US and UK troops have trained in chemical protection suits
A BBC correspondent in Baghdad, Andrew Gilligan, says the appointment of General Ali Hassan al-Majid to command Basra could be aimed at intimidating US and UK troops expected to invade that area should war be declared.
General Majid - a cousin of Saddam Hussein - is known as "Chemical Ali" for his role in the attacks on Kurds in northern Iraq in 1988 in which at least 5,000 people were killed in a single day.
His new responsibility was announced in a presidential decree that divided Iraq into four military commands and put the country on a war footing.
Our correspondent says government buildings in Baghdad are now being cleared of personnel and equipment, in the expectation that they will be bombed.
ALI HASSAN AL-MAJID
Cousin of Saddam Hussein
Allegedly orchestrated gassing of Kurdish villages to stop rebellion
Appointed Kuwait governor after 1990 invasion
Accused by US of brutally suppressing 1991 Shia uprising in southern Iraq
"[Iraqi officials] now seem to believe a war is imminent, although there have been remarkably few moves made to actually defend Baghdad - a few piles of sandbags in the streets, but no real sign of troop movements or artillery pieces being moved into place," he says.
United Nations weapons inspectors have been continuing their work in Iraq - visiting sites and overseeing destruction of illegal arms - despite the ever-increasing tension.
But on Sunday, five of the eight helicopters used by the teams were flown out of Iraq after an insurance company refused to cover them any longer, Iraqi officials said.
Analysts say any mass withdrawal of the inspectors themselves would be a clear sign that the UN believes war is about to start.
Saddam's decree - read out on national media - outlined requirements deemed necessary "to confront and destroy any foreign aggression".
The president retains control of the air force, gunship corps and surface-to-surface missiles.

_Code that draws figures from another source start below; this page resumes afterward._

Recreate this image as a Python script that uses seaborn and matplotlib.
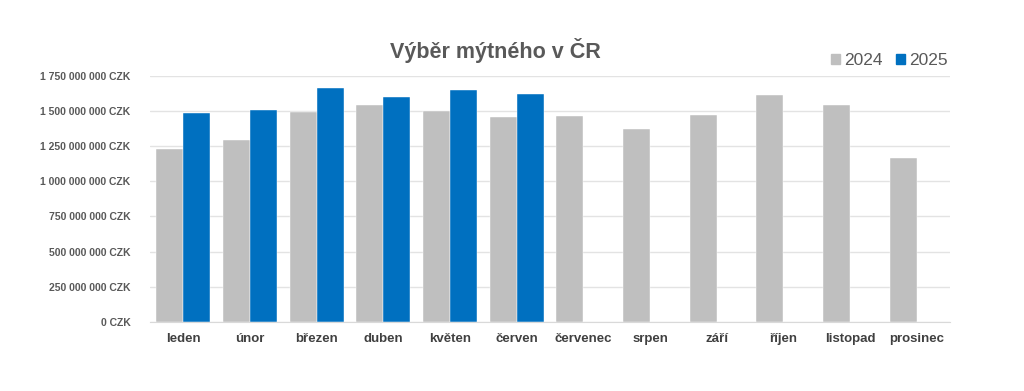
import matplotlib
matplotlib.use("Agg")
import matplotlib.pyplot as plt
import matplotlib.ticker as mticker
import seaborn as sns
import pandas as pd
import numpy as np

months = ['leden', 'únor', 'březen', 'duben', 'květen', 'červen', 'červenec',
          'srpen', 'září', 'říjen', 'listopad', 'prosinec']
vals_2024 = [1230e6, 1292e6, 1494e6, 1541e6, 1501e6, 1460e6, 1467e6,
             1375e6, 1472e6, 1615e6, 1546e6, 1163e6]
vals_2025 = [1484e6, 1508e6, 1665e6, 1598e6, 1646e6, 1622e6]
years = ['2024', '2025']
colors = {'2024': '#BFBFBF', '2025': '#0070C0'}

df = pd.DataFrame({
    'mesic': months * 2,
    'rok': ['2024'] * 12 + ['2025'] * 12,
    'vyber': vals_2024 + vals_2025 + [np.nan] * 6,
}).dropna()

sns.set_style('white')
plt.rcParams['font.family'] = ['Liberation Sans', 'DejaVu Sans']

fig = plt.figure(figsize=(10.24, 3.91), dpi=100)
ax = fig.add_axes([0.1465, 0.177, 0.78125, 0.629])

sns.barplot(data=df, x='mesic', y='vyber', hue='rok', order=months,
            hue_order=years, palette=colors, saturation=1, width=0.81, gap=0,
            edgecolor='white', linewidth=0.3, ax=ax, legend=False)

ax.set_ylim(0, 1750e6)
ax.set_xlim(-0.5, 11.5)
ax.yaxis.set_major_locator(mticker.MultipleLocator(250e6))
ax.yaxis.set_major_formatter(mticker.FuncFormatter(
    lambda v, p: f"{int(round(v)):,}".replace(',', ' ') + ' CZK'))
ax.grid(axis='y', color='#E3E3E3', linewidth=1)
ax.set_axisbelow(True)
for s in ['top', 'right', 'left']:
    ax.spines[s].set_visible(False)
ax.spines['bottom'].set_color('#D9D9D9')
ax.tick_params(axis='y', length=0, labelsize=7.5, labelcolor='#595959', pad=14)
ax.tick_params(axis='x', length=0, labelsize=9.5, labelcolor='#404040', pad=8)
for lab in ax.get_yticklabels() + ax.get_xticklabels():
    lab.set_fontweight('bold')
ax.set_xlabel('')
ax.set_ylabel('')

fig.text(0.484, 0.87, 'Výběr mýtného v ČR', ha='center', va='center',
         fontsize=15.5, fontweight='bold', color='#595959')

handles = [plt.Rectangle((0, 0), 1, 1, color=colors[y]) for y in years]
fig.legend(handles, years, loc='center right', bbox_to_anchor=(0.941, 0.845),
           ncol=2, frameon=False, fontsize=12.5, handlelength=0.5,
           handleheight=0.5, handletextpad=0.25, columnspacing=0.8,
           labelcolor='#595959')

fig.savefig('out.png', dpi=100, facecolor='white')
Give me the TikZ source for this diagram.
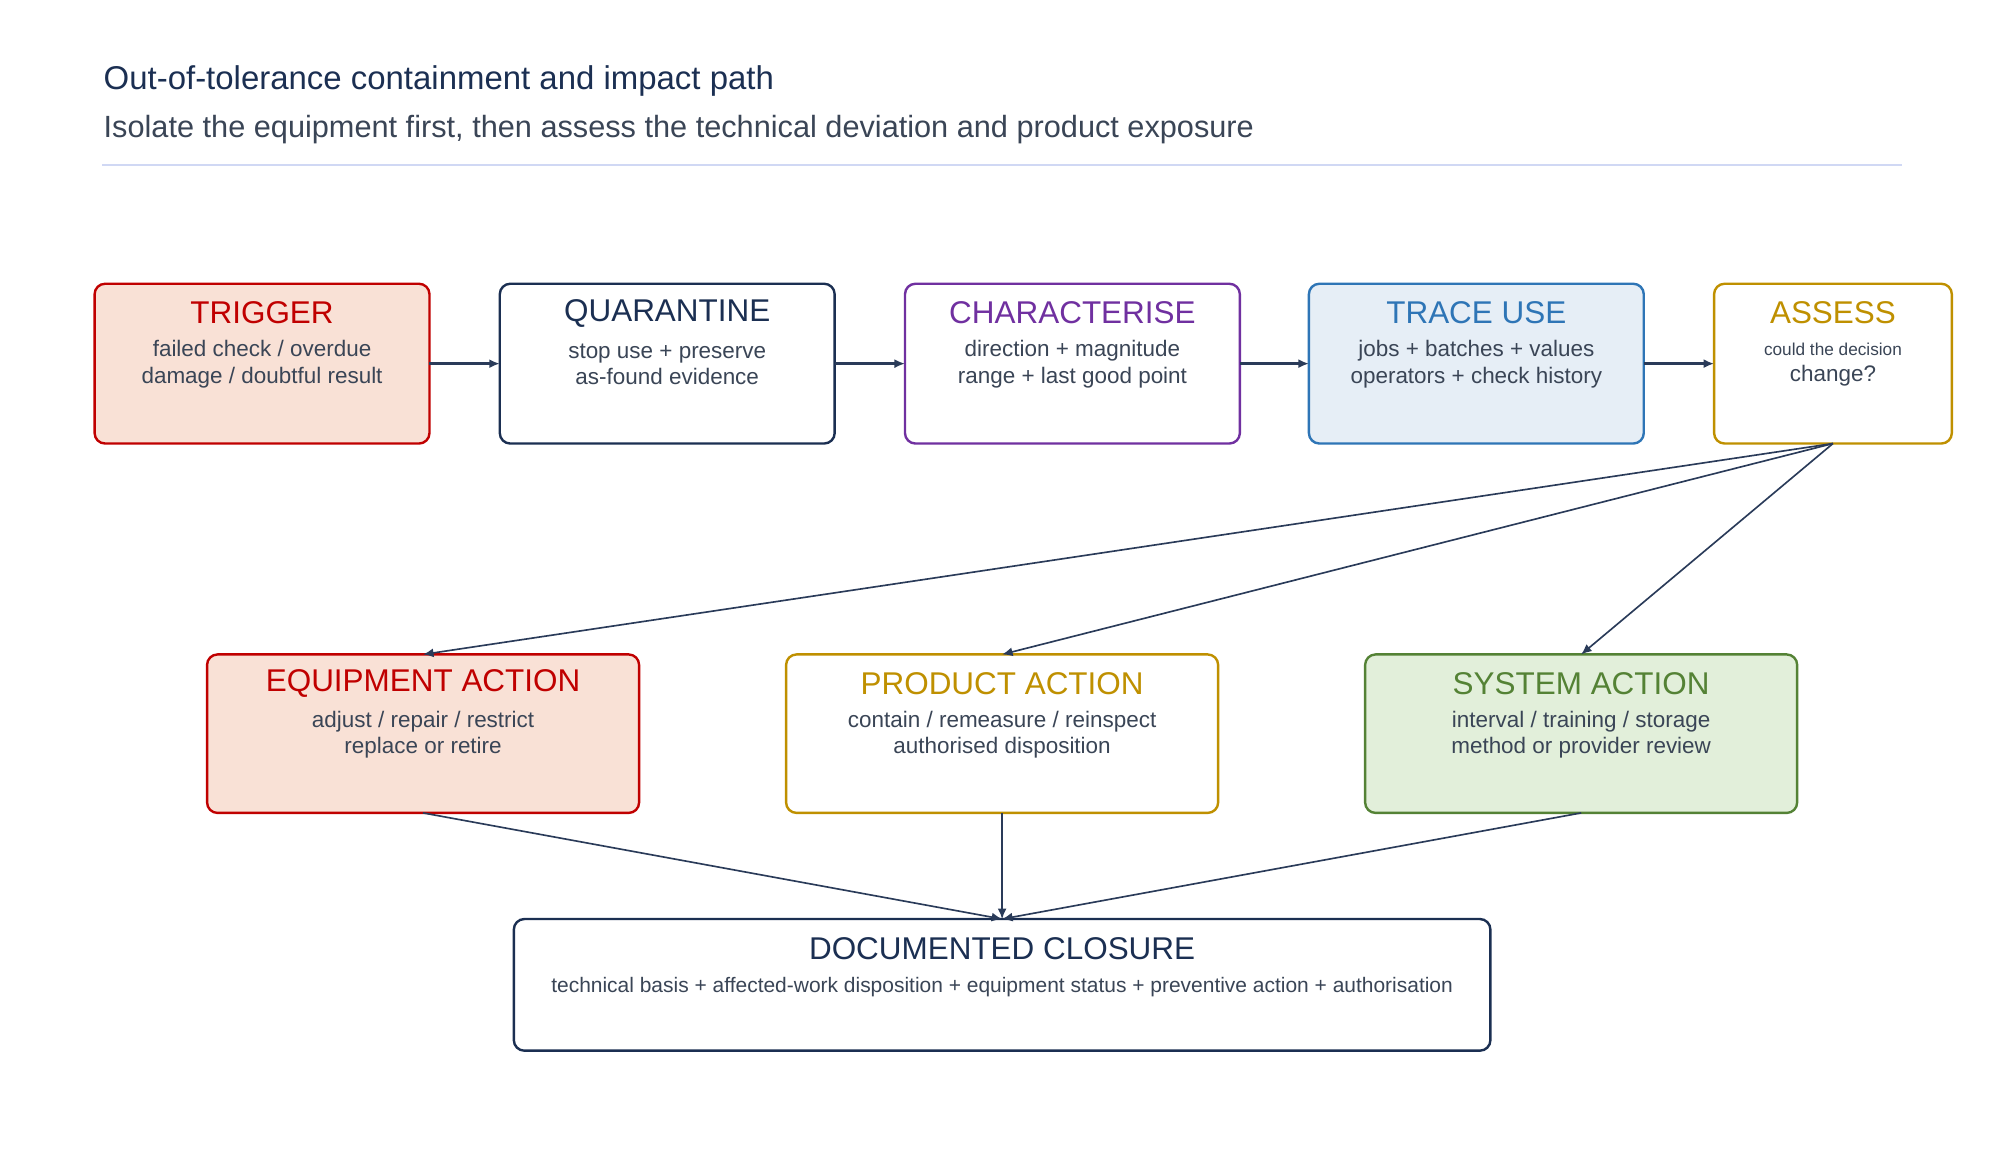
\documentclass[tikz,border=0pt]{standalone}
\usepackage{fontspec}
\setmainfont{Liberation Sans}
\usetikzlibrary{arrows.meta}
\definecolor{navy}{HTML}{1B2F52}
\definecolor{txt}{HTML}{3A4556}
\definecolor{cred}{HTML}{C00000}
\definecolor{fred}{HTML}{F9E1D6}
\definecolor{cpur}{HTML}{7030A0}
\definecolor{cblue}{HTML}{2E75B6}
\definecolor{fblue}{HTML}{E6EEF6}
\definecolor{cgold}{HTML}{BF9000}
\definecolor{cgreen}{HTML}{548235}
\definecolor{fgreen}{HTML}{E2EFDA}
\definecolor{rule}{HTML}{D0D8F4}
\begin{document}
\begin{tikzpicture}[x=0.03cm,y=-0.03cm,
 box/.style={draw,line width=1.6pt,rounded corners=7pt,fill=white},
 hd/.style={font=\fontsize{21}{24}\selectfont,anchor=center},
 bd/.style={font=\fontsize{15}{17.5}\selectfont,text=txt,align=center,anchor=center},
 arr/.style={draw=navy!85!gray,line width=1.1pt,-{Latex[length=7pt,width=6pt]}},
 arrb/.style={arr,line width=1.8pt}]
\useasboundingbox (0,0) rectangle (1560,908);
\node[anchor=west,text=navy,font=\fontsize{22}{26}\selectfont] (t) at (77,63) {Out-of-tolerance containment and impact path};
\node[anchor=west,text=txt,font=\fontsize{20.5}{24}\selectfont] (s) at (77,101) {Isolate the equipment first, then assess the technical deviation and product exposure};
\draw[rule,line width=1pt] (80,129) -- (1488,129);
\newcommand{\bx}[9]{%
 \draw[box,draw=#6,fill=#7] (#2,#3) rectangle (#4,#5);
 \node[hd,text=#6] (#1h) at ({(#2+#4)/2},{#3+23}) {#8};
 \node[bd] (#1b) at ({(#2+#4)/2},{#3+63}) {#9};
 \coordinate (#1) at ({(#2+#4)/2},{(#3+#5)/2});
 \coordinate (#1t) at ({(#2+#4)/2},#3);
 \coordinate (#1s) at ({(#2+#4)/2},#5);
 \coordinate (#1w) at (#2,{(#3+#5)/2});
 \coordinate (#1e) at (#4,{(#3+#5)/2});}
\bx{a}{74}{222}{336}{347}{cred}{fred}{TRIGGER}{failed check / overdue\\damage / doubtful result}
\bx{b}{391}{222}{653}{347}{navy}{white}{QUARANTINE}{stop use + preserve\\as-found evidence}
\bx{c}{708}{222}{970}{347}{cpur}{white}{CHARACTERISE}{direction + magnitude\\range + last good point}
\bx{d}{1024}{222}{1286}{347}{cblue}{fblue}{TRACE USE}{jobs + batches + values\\operators + check history}
\bx{e}{1341}{222}{1527}{347}{cgold}{white}{ASSESS}{{\fontsize{11.5}{17.5}\selectfont could the decision}\\change?}
\bx{f}{162}{512}{500}{636}{cred}{fred}{EQUIPMENT ACTION}{adjust / repair / restrict\\replace or retire}
\bx{g}{615}{512}{953}{636}{cgold}{white}{PRODUCT ACTION}{contain / remeasure / reinspect\\authorised disposition}
\bx{h}{1068}{512}{1406}{636}{cgreen}{fgreen}{SYSTEM ACTION}{interval / training / storage\\method or provider review}
\draw[box,draw=navy] (402,719) rectangle (1166,822);
\node[hd,text=navy] (ih) at (784,742) {DOCUMENTED CLOSURE};
\node[bd,font=\fontsize{14}{16}\selectfont] (ib) at (784,772) {technical basis + affected-work disposition + equipment status + preventive action + authorisation};
\coordinate (it) at (784,719);
\draw[arrb] (ae) -- (bw);
\draw[arrb] (be) -- (cw);
\draw[arrb] (ce) -- (dw);
\draw[arrb] (de) -- (ew);
\draw[arr] (es) -- (ft);
\draw[arr] (es) -- (gt);
\draw[arr] (es) -- (ht);
\draw[arr] (fs) -- (it);
\draw[arr] (gs) -- (it);
\draw[arr] (hs) -- (it);
\end{tikzpicture}
\end{document}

The four regional commands - who report directly to Saddam - are:
- The north - including important oil fields - controlled by General Izzat Ibrahim
- The south - including Basra - controlled by General Ali Hassan al-Majid
- The central Euphrates area - controlled by Mizban Khadr Hadi
- The central area - including Baghdad and Saddam's hometown Tikrit - controlled by Saddam's son Qusay
Qusay Hussein is also in charge of the elite Republican Guards.
Saddam's elder son, Uday, will run the internal security forces and will co-ordinate orders from the command of every region if communications with central command are disrupted, the decree says.
The US and UK have now amassed nearly 250,000 troops in the Gulf, ready to strike if ordered.